Equation of plane given a point and contain line of intersection of 2 plane

Question

What is the equation of the plane that passes through the point $(−1, 2, 1)$ and contains the line of intersection of the planes $x + y − z = 2$ and $2x − y + 3z = 1$?

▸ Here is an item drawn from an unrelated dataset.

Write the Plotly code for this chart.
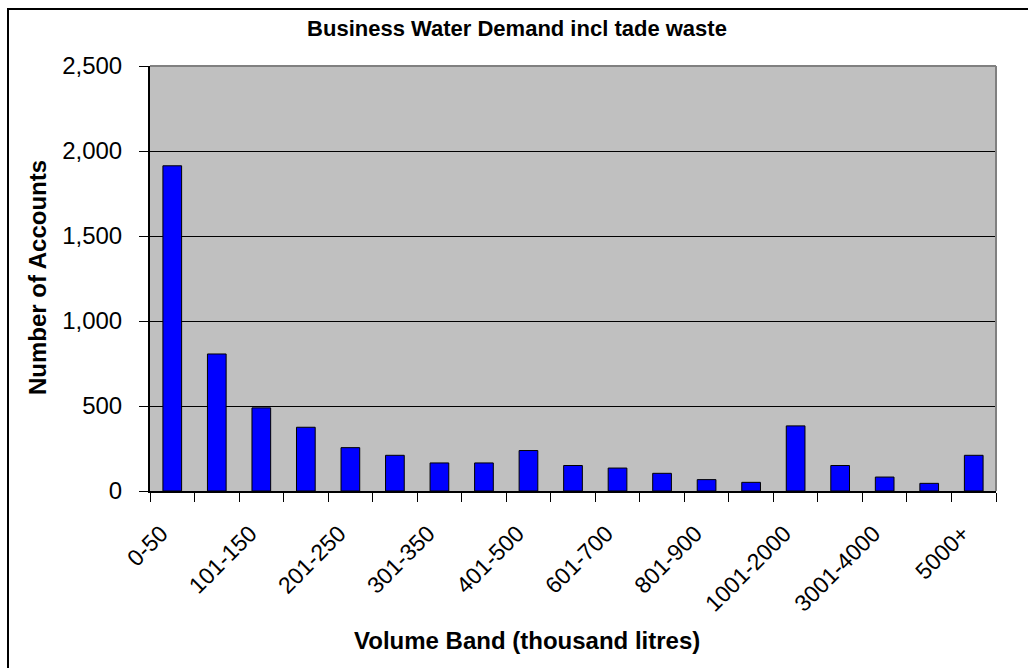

How can i find the equation of the plane?

Answer 1

We must first find two other points on the plane. When $z = 0:$

$$x + y = 2$$ $$2x - y = 1$$

$$3x = 3$$

$$ x = 1, y = 1$$

Thus the point is $( 1, 1, 0 ).$

When $x = 0:$ $$y - z = 2$$ $$-y+3z=1$$ $$y=\frac72,z=\frac32$$ Thus the point is $( 0, \frac72, \frac32 ).$

Let a be the vector from $( -1, 2, 1 )$ to $( 1, 1, 0 ):$ $$a = < 1 - (-1), 1 - 2, 0 - 1 > = < 2, -1, -1 >$$

Let b be the vector from $( -1, 2, 1 )$ to $( 0, \frac72, \frac32):$

$$b = < 0 - (-1), 7/2 - 2, 3/2 - 1 > = < 1, 3/2, 1/ 2 >$$

The normal to the plane is:

$n=a$ x $b$ $$=\begin{vmatrix} i & j & k \\ 2 & -1 & -1 \\ 1 & \frac32 & \frac12 \end{vmatrix}$$ $$=i\begin{vmatrix} -1 & -1 \\ \frac32 & \frac12 \end{vmatrix}-j\begin{vmatrix} 2 & -1 \\ 1 & \frac12 \end{vmatrix}+k\begin{vmatrix} 2 & -1\\ 1 & \frac32 \end{vmatrix}$$ $$=1i-2j+4k$$

The general equation for a plane is:

$$n.<x-x_0,y-y_0,z-z_0>=0$$ $$<1,-2,4>.<x-(-1),y-2,z-1>=0$$ $$1(x+1)-2(y-2)+4(z-1)=0$$

$$x-2y+4z=-1$$

Answer 2

First, find the line of intersection. You know that the line of intersection is parallel to the plane. Then, find the vector orthogonal to this line. Use this orthogonal vector and the point given to construct the equation of the plane.

Answer 3

Hint:

Consider the pencil of planes that have this line in common:

$$\lambda(x+y-z-2)+(1-\lambda)(2x-y+3z-1)=0.$$

By plugging the coordinates of the given point, you will determine $\lambda$.

Answer 4

We know that the equation of plane through line of intersection of the two other planes is given by

$$(x+y-z-2)+k(2x-y+3z-1)=0$$ or $$x(2k+1)+y(1-k)+z(3k-1)-(2+k)=0\qquad\qquad\qquad(1)$$

Now given that it passes through (-1,2,1), so $(1)$ must be satisfied by substituting that point. Solving the equation after substitution we obtain $k=-1$ where by inserting in (1) yields to:$$x-2y+4z+1=0$$